Un philosophe à la friperie

par Robert Jasmin
Un philosophe à la friperie

Ma fille est encore à l’âge où la croissance impose des changements de taille de vêtements annuellement ou presque. Je l’ai donc accompagnée à la friperie dans l’espoir de lui dénicher une nouvelle robe. Pendant qu’elle se livrait à une valse hésitation en faisant glisser les cintres enrobés sur un support, je me suis retiré dans la pièce du fond où l’on peut butiner parmi les disques, les vidéos et les livres. J’y éprouve toujours la curiosité de savoir de quoi les gens ont pu vouloir se débarrasser. Le hasard des trouvailles est le propre d’une friperie. On y entre sans chercher et on trouve.
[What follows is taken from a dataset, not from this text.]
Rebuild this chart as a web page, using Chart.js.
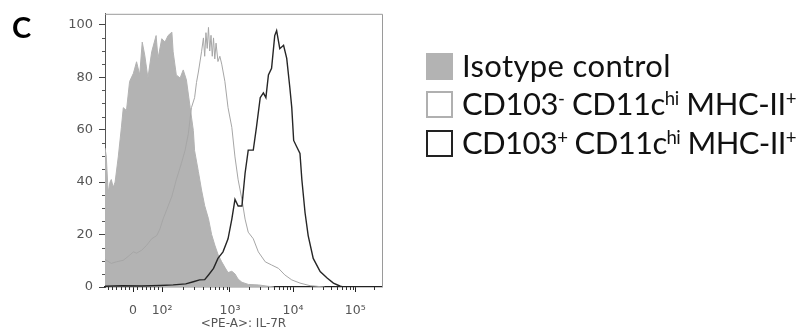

C’est ainsi qu’à ma grande surprise, en faisant défiler devant mes yeux les titres d’un rayon de livres, je suis tombé sur Le crépuscule des idoles de Friedrich Nietzsche, cet important philosophe allemand du XIXe siècle. Dans une librairie, ce livre se retrouverait sur un rayon spécifique aux côtés d’oeuvres de son espèce bien encadré par d’autres philosophes. Ici, seul de son genre, il partageait cet espace avec des romans de divertissement du type qu’on oublie aussitôt lus et des biographies de gens riches et célèbres. Je l’ai ouvert au hasard de mes doigts et j’y ai lu une réflexion sur la beauté. Je vous en reparlerai un jour. J’ai décidé de rapatrier ce livre chez moi avec d’autres plus près de sa nature. Au prix de 2 $, le coût d’une petite boîte de Glosettes, il n’y avait pas à hésiter.

Contrairement à ce qu’on trouve dans les centres commerciaux, les objets hétéroclites d’une friperie ont tous une vie antérieure et une histoire. Des gens de milieux très divers les ont possédés et appréciés, ou pas. Qui a souligné certains passages du livre de Nietxche ? Un professeur, une étudiante ? Ou tout simplement une personne curieuse et ouverte sur le monde de la pensée et de la réflexion ? Qu’est devenue la jeune fille qui s’est résignée à se départir de sa robe de bal de finissante après le temps qu’il a fallu pour oublier ce premier amour perdu ?

Le grand bol en verre taillé venu d’une autre époque faisait-il partie des cadeaux de mariage d’une disparue et, depuis, a-t-il été abandonné à la friperie par des héritiers indifférents à sa beauté d’antan ? Tous les objets de cet étrange et curieux petit musée sont offerts à notre curiosité et se laisseront volontiers,  pour un prix dérisoire, adopter pour trouver une nouvelle demeure mais aucun ne livrera les secrets de cette vie d’avant la friperie.